Comment by roenxi
3 days ago
One-off incidents don't really mean anything in the big picture.
However, I do recall back when there were grid problems in Texas a few years ago someone justifying the high prices California paid as due to their high grid reliability and solid regulatory framework (California pay 2x as much IIRC). I'm too far away to really get into the details but it'd be much more interesting to have a comparison on the reliability of the Californian grid compared to other US states and even countries. When it comes to high availability the diminishing returns to spending set in pretty quick and I get the impression there is a slow return to economic reality happening as voters are forcing governments to start paying attention to energy again, environmentalists or otherwise.
That claim would be hilarious and also wildly inaccurate, that OP apparently never heard of a PSPS. California’s grid is not particularly resilient or reliable, and certainly not in the 2016-2020 time frame. Also, the regulatory framework is awful and high prices are driven by a mix of 1- regulatory capture and disincentives to utilities saving money, 2- wildfire mitigation costs, 3- NIMBYism and the lack of ability to build anything quickly, and then a hodge podge of CA specific issues.
One of those specific issues is that California electricity prices include what amounts to a redistributive tax, in the form of programs like CARE and FERA - probably about a third of households in the state are eligible for CARE which provides a 30% or more discount on normal prices. While there are low-income discount programs for other states none of them have nearly the reach of the CA programs.
I find it amazing that even with the redistribution subsidy, the resulting electricity is still more expensive than the national average unsubsidized rate. We are just so incredibly good at vaporizing money.
Have been in California for 10+ years and I've never seen anyone describing California's electricity infra as reliable. It shows the same kind of failure that's too familiar to many Americans: a vital service is managed by a corporation that has no incentive for better services, and market forces do not work due to the nature of the service. (If the power at your home in SF goes out all the time, it's not like you can find another provider - the best you can do is move to, say, Nevada, which is not realistic for most people.)
I lived in California until 2018; I think I missed the beginning of the premptive outages during high winds/fire danger, but the grid sections I lived in were much more reliable where I live now, near Seattle with PSE as the utility power supplier. I was also out of CA in the post-Enron rolling blackout era.
The PNW has a more challenging environment with respect to trees pulling down lines than suburban California; I expect two nines of utility power availability here; some years will get three nines. When I was in California, many years had no outages and I don't remember any years where I had less than 99.9% availability. Even when I did eventually decide to get a UPS, it was just because one day there were several brief interruptions.
Obviously, local conditions vary, and I managed to avoid the two recent periods of larger scale grid instability, but at least in my bubble, nobody talked about grid reliability, because it was just there. Plenty of complaints about rates and how long it would take to get service changes.

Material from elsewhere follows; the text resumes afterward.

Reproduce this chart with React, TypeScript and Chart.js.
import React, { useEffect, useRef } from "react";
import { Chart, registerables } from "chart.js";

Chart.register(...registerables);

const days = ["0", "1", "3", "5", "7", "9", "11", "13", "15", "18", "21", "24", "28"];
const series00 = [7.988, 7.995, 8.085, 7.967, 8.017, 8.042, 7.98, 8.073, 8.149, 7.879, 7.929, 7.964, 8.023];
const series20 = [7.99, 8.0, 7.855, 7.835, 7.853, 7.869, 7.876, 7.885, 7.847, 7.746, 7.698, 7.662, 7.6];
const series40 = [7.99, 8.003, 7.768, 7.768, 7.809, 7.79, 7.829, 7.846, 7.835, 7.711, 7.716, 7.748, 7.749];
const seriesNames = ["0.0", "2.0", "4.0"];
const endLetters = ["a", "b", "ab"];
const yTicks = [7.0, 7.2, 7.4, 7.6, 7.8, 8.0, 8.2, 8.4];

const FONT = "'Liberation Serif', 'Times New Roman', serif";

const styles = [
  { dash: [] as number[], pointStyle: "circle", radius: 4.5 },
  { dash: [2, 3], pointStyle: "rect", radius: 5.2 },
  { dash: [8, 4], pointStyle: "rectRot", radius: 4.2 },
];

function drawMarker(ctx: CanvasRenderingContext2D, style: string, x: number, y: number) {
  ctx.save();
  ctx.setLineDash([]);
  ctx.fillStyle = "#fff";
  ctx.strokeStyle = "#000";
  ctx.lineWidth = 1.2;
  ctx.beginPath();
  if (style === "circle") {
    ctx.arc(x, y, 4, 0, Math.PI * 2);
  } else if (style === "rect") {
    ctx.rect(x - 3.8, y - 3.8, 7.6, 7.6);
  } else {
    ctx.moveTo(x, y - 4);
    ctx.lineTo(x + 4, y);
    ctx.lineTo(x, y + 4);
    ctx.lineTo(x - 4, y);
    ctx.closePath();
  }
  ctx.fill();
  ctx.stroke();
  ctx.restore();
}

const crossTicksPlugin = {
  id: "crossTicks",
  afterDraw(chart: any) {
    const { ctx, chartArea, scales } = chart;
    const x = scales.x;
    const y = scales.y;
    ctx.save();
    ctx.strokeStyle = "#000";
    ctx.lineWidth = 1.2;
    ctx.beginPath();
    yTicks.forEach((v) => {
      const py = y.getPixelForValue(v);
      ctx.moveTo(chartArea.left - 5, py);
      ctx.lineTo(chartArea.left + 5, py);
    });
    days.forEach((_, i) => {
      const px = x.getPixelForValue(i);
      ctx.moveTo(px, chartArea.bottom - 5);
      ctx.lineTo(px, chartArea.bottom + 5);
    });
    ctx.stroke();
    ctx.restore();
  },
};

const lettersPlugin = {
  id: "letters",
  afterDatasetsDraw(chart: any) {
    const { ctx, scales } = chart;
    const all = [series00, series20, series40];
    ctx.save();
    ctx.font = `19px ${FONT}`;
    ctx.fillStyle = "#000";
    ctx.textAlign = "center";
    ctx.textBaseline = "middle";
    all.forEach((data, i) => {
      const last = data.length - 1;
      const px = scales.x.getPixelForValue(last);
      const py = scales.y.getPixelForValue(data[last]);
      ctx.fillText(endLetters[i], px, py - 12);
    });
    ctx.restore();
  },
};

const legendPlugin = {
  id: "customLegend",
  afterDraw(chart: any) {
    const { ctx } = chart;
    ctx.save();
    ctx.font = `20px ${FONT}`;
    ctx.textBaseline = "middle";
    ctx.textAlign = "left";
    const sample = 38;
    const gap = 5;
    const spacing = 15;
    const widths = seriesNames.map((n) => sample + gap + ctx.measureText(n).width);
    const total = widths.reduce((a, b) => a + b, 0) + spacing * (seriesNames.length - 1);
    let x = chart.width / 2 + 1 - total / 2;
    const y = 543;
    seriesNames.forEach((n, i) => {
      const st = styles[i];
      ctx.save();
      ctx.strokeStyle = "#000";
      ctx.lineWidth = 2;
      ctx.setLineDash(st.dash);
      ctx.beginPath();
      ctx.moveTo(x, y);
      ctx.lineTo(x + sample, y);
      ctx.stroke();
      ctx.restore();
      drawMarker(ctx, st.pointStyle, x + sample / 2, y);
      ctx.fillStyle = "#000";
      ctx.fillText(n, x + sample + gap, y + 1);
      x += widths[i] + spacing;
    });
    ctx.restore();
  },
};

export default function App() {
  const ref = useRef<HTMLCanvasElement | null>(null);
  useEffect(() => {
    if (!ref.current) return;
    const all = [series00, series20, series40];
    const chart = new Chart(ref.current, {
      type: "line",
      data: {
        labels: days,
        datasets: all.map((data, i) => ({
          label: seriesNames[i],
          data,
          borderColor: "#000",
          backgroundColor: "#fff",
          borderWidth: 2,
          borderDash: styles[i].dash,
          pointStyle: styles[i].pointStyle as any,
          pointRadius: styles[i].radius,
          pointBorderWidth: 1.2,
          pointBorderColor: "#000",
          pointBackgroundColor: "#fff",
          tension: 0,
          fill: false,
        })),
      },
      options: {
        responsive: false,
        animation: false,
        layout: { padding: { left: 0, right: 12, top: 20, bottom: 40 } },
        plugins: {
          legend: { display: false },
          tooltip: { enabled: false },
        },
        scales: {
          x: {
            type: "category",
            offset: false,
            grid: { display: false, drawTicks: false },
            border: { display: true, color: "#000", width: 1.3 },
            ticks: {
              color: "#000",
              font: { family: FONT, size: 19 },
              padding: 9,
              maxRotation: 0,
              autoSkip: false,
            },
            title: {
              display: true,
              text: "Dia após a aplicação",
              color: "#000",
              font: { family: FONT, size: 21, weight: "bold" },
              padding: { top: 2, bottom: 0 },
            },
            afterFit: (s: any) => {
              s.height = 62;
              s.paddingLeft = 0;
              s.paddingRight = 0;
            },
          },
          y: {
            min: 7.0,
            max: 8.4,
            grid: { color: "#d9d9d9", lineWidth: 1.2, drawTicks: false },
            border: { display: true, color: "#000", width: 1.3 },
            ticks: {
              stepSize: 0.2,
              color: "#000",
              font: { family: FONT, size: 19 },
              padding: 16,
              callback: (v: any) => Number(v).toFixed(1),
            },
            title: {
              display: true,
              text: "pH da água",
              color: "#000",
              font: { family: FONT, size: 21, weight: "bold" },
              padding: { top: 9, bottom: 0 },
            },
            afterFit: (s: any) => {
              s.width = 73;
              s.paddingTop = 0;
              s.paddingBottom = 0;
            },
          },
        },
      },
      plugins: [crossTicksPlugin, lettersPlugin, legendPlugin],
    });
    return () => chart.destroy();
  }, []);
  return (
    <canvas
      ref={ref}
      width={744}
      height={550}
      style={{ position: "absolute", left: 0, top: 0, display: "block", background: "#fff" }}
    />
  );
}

> someone justifying the high prices California paid as due to their high grid reliability
marketing is marketing
all electricity economics in california is highly manipulated via regulatory capture.

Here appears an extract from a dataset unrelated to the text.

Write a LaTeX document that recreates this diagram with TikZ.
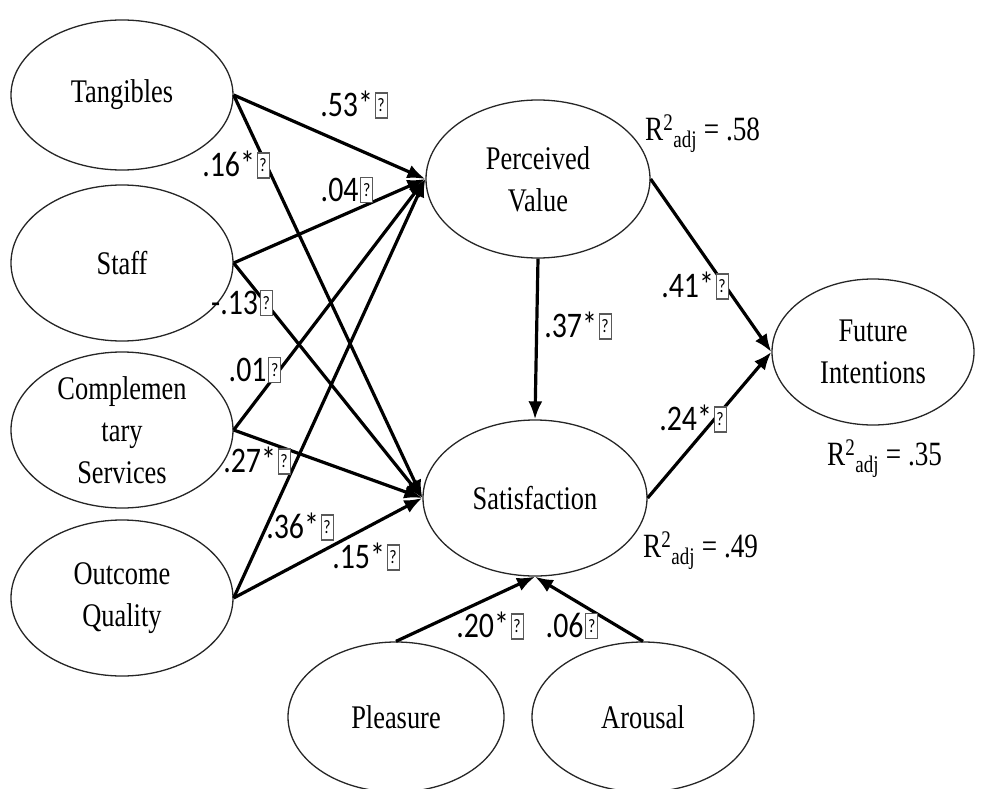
\documentclass[tikz,border=0pt]{standalone}
\usepackage{fontspec}
\setmainfont{Liberation Serif}[FakeStretch=0.8]
\newfontfamily\coeffont{Carlito}[FakeStretch=0.83]
\usetikzlibrary{shapes.geometric,arrows.meta}

% small framed question mark that follows each coefficient
\newcommand\qbox{\kern1.5pt\tikz[baseline=0pt,x=1pt,y=1pt]{%
  \draw[black!65, line width=1.2pt, fill=white] (0,-1) rectangle (12,24);
  \node[inner sep=0pt, font=\coeffont\fontsize{19}{19}\selectfont] at (6,11.5) {?};}}

\tikzset{
  construct/.style={ellipse, draw=black!85, line width=1.3pt, inner sep=0pt},
  ctext/.style={font=\fontsize{33}{42}\selectfont, align=center, inner sep=0pt},
  pathline/.style={line width=3.2pt, -{Latex[length=18pt,width=14pt]}},
  coef/.style={font=\coeffont\fontsize{36}{40}\selectfont, inner sep=0pt},
  rsq/.style={font=\fontsize{34}{40}\selectfont, inner sep=0pt, anchor=base west}
}

\begin{document}
\begin{tikzpicture}[x=1pt,y=-1pt]
\useasboundingbox (0,0) rectangle (985,789);

% exogenous constructs
\node[construct, minimum width=222pt, minimum height=150pt, label={[ctext]center:Tangibles}] (tang) at (122,95) {};
\node[construct, minimum width=222pt, minimum height=156pt, label={[ctext]center:Staff}] (staff) at (122,263) {};
\node[construct, minimum width=222pt, minimum height=156pt, label={[ctext]center:Complemen\\tary\\Services}] (comp) at (122,430) {};
\node[construct, minimum width=222pt, minimum height=156pt, label={[ctext]center:Outcome\\Quality}] (outc) at (122,598) {};

% mediators and outcome
\node[construct, minimum width=224pt, minimum height=158pt, label={[ctext]center:Perceived\\Value}] (pv) at (538,179) {};
\node[construct, minimum width=224pt, minimum height=156pt, label={[ctext]center:Satisfaction}] (sat) at (535,498) {};
\node[construct, minimum width=202pt, minimum height=146pt, label={[ctext]center:Future\\Intentions}] (fi) at (873,352) {};

% emotions
\node[construct, minimum width=216pt, minimum height=150pt, label={[ctext]center:Pleasure}] (pl) at (396,717) {};
\node[construct, minimum width=222pt, minimum height=150pt, label={[ctext]center:Arousal}] (ar) at (643,717) {};

% structural paths
\draw[pathline] (tang.east) -- (pv.west);
\draw[pathline] (tang.east) -- (sat.west);
\draw[pathline] (staff.east) -- (pv.west);
\draw[pathline] (staff.east) -- (sat.west);
\draw[pathline] (comp.east) -- (pv.west);
\draw[pathline] (comp.east) -- (sat.west);
\draw[pathline] (outc.east) -- (pv.west);
\draw[pathline] (outc.east) -- (sat.west);
\draw[pathline] (pv.south) -- (sat.north);
\draw[pathline] (pv.east) -- (fi.west);
\draw[pathline] (sat.east) -- (fi.west);
\draw[pathline] (pl.north) -- (sat.south);
\draw[pathline] (ar.north) -- (sat.south);

% path coefficients
\node[coef] (c1) at (354,105) {.53*\qbox};
\node[coef] (c2) at (236,165) {.16*\qbox};
\node[coef] (c3) at (347,190) {.04\qbox};
\node[coef] (c4) at (242,303) {-.13\qbox};
\node[coef] (c5) at (255,370) {.01\qbox};
\node[coef] (c6) at (257,461) {.27*\qbox};
\node[coef] (c7) at (300,527) {.36*\qbox};
\node[coef] (c8) at (366,557) {.15*\qbox};
\node[coef] (c9) at (578,326) {.37*\qbox};
\node[coef] (c10) at (695,286) {.41*\qbox};
\node[coef] (c11) at (693,419) {.24*\qbox};
\node[coef] (c12) at (490,626) {.20*\qbox};
\node[coef] (c13) at (572,626) {.06\qbox};

% explained variance
\node[rsq] (r1) at (645,140) {R\textsuperscript{2}\textsubscript{adj} = .58};
\node[rsq] (r2) at (643,557) {R\textsuperscript{2}\textsubscript{adj} = .49};
\node[rsq] (r3) at (827,465) {R\textsuperscript{2}\textsubscript{adj} = .35};
\end{tikzpicture}
\end{document}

PG&E pays 3-4 cents/kwh wholesale and marks it up 10x because...
it can.
however marketing has "reasons" for this... like "building hte infrastructure for electric vehicles" or "adding reliability that prevents forest fires" or ...
none of that justifies the cost.
seriously, people charging their EVs are paying for the power. Shouldn't this be how PG&E makes money, instead of some exponentially increasing rate table?
it is interesting how people pay reasonable rates in Santa Clara or Palo Alto, which have non-pg&e power companies.
The same substation went up about a decade ago, I'd be pretty cautious about calling problems with PG&E infrastructure "one off".
California's rates were rationalized, in part, because California is taking steps to increase reliability. It's been decades seen we've seen rolling blackouts at the hands of Enron. Long-term plans to increase intra-state transmission capacity are in place and are currently being executed (you're welcome to dig them up on the ISO's site). The weather related preemptive power cuts have been pared back dramatically since their introduction. We're talking hundreds of thousands of people without power for days versus hundreds or thousands for hours.
Let's not forget that the "grid problems" you're referring to cost some ratepayers tens of thousands of dollars because that's the sort of retail electric plan that was legal in Texas.
But also please don't lump all Californians one group. PG&E rate payers are extorted for some of the highest electric rates in the nation (as are SDG&E and most IOU rate payers). Folks with access to municipal power in California pay far less.
A substation outage isn't a grid issue.